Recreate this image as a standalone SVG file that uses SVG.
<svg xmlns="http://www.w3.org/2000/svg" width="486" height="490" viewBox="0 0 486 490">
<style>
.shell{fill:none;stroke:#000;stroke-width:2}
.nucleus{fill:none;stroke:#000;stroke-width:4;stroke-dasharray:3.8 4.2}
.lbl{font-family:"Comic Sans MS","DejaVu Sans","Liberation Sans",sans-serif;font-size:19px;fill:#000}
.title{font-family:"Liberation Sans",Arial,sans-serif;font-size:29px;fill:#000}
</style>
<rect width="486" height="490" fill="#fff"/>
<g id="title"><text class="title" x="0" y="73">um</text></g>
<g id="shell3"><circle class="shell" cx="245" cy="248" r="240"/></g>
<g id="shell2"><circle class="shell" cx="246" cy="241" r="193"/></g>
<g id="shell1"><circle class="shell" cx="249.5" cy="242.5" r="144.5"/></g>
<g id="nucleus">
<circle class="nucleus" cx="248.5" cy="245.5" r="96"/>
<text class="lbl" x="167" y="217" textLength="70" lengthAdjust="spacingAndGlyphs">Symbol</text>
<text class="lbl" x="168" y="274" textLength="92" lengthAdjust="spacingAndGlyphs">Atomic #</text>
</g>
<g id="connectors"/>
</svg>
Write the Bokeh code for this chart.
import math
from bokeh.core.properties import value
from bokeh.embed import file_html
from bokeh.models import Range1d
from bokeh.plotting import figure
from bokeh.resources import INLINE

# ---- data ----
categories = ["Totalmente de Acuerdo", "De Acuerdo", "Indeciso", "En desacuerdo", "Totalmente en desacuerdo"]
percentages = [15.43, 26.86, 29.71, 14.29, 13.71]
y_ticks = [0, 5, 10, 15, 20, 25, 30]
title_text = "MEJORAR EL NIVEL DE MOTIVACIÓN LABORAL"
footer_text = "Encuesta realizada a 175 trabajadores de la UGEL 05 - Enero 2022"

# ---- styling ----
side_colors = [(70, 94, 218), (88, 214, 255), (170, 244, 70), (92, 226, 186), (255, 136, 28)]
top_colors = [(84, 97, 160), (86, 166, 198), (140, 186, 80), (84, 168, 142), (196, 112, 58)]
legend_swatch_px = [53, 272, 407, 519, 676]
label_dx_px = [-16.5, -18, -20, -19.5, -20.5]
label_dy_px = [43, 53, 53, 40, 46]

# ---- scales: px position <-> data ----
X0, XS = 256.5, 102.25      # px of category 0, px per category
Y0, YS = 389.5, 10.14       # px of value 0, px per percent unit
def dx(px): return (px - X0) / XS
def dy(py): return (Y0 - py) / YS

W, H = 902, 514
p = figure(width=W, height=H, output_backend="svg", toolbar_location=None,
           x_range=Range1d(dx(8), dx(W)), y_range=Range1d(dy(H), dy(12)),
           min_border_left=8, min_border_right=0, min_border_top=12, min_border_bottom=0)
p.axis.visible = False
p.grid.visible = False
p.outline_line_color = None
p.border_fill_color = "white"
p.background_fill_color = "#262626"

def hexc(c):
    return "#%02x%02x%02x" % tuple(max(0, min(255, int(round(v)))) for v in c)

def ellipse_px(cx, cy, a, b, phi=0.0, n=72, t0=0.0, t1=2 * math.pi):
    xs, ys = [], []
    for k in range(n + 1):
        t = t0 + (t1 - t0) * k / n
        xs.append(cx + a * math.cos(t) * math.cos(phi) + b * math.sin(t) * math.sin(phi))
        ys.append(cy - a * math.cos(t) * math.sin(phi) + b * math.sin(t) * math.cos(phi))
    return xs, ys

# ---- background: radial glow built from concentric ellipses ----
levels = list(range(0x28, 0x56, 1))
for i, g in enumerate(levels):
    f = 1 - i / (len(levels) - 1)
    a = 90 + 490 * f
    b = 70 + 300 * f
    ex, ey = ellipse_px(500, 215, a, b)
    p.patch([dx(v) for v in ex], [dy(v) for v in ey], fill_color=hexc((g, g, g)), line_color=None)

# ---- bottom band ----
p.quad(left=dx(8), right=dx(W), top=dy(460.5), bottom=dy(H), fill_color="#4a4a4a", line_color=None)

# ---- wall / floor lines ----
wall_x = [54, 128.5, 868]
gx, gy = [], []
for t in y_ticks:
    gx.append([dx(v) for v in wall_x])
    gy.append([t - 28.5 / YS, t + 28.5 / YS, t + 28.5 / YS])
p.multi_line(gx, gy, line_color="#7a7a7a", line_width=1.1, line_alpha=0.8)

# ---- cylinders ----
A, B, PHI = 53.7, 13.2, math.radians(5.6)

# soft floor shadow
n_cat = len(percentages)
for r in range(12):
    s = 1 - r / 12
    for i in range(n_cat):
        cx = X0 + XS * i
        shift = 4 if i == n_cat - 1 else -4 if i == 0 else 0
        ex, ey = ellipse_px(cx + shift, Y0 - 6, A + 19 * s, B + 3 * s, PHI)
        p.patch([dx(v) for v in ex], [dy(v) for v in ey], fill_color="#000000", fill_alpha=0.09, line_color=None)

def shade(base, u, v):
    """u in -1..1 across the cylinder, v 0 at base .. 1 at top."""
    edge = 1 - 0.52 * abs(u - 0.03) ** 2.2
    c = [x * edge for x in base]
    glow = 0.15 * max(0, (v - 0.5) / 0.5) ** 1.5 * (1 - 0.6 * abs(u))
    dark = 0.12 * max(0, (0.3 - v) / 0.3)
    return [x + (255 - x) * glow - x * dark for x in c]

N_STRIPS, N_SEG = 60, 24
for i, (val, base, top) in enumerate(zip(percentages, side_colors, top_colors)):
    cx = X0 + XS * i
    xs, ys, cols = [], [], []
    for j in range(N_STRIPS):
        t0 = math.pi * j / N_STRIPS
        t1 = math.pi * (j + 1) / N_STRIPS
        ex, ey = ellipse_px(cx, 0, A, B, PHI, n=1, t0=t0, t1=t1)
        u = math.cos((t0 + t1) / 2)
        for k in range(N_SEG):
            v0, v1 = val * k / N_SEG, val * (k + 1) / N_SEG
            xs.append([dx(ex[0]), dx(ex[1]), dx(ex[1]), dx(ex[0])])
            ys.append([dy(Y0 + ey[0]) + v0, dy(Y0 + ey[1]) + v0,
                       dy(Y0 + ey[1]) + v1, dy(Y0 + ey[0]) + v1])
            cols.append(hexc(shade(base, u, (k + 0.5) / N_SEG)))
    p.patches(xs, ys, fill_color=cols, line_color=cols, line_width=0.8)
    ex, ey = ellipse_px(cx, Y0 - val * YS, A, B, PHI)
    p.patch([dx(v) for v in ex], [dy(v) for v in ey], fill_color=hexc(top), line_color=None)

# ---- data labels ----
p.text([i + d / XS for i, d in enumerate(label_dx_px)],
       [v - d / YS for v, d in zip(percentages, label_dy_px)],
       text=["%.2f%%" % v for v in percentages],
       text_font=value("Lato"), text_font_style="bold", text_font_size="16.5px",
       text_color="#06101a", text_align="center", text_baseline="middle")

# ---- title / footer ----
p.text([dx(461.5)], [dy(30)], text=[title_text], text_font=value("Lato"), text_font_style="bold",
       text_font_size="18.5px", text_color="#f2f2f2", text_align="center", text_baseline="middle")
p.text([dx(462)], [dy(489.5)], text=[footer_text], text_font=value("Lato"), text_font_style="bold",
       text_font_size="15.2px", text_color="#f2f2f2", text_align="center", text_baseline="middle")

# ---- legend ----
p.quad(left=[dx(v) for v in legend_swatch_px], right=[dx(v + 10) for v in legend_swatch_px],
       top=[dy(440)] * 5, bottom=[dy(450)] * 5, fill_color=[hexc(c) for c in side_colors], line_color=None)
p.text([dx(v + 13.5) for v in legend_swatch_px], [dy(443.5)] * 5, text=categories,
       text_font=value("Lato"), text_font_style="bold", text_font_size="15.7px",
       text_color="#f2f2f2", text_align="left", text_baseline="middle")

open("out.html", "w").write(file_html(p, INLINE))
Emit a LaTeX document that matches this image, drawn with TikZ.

Short task: List each line in the listing that contains the string "this".

Finished task:
Recreate this image as a standalone SVG file that uses SVG.
Write the Bokeh code for this chart.
Emit a LaTeX document that matches this image, drawn with TikZ.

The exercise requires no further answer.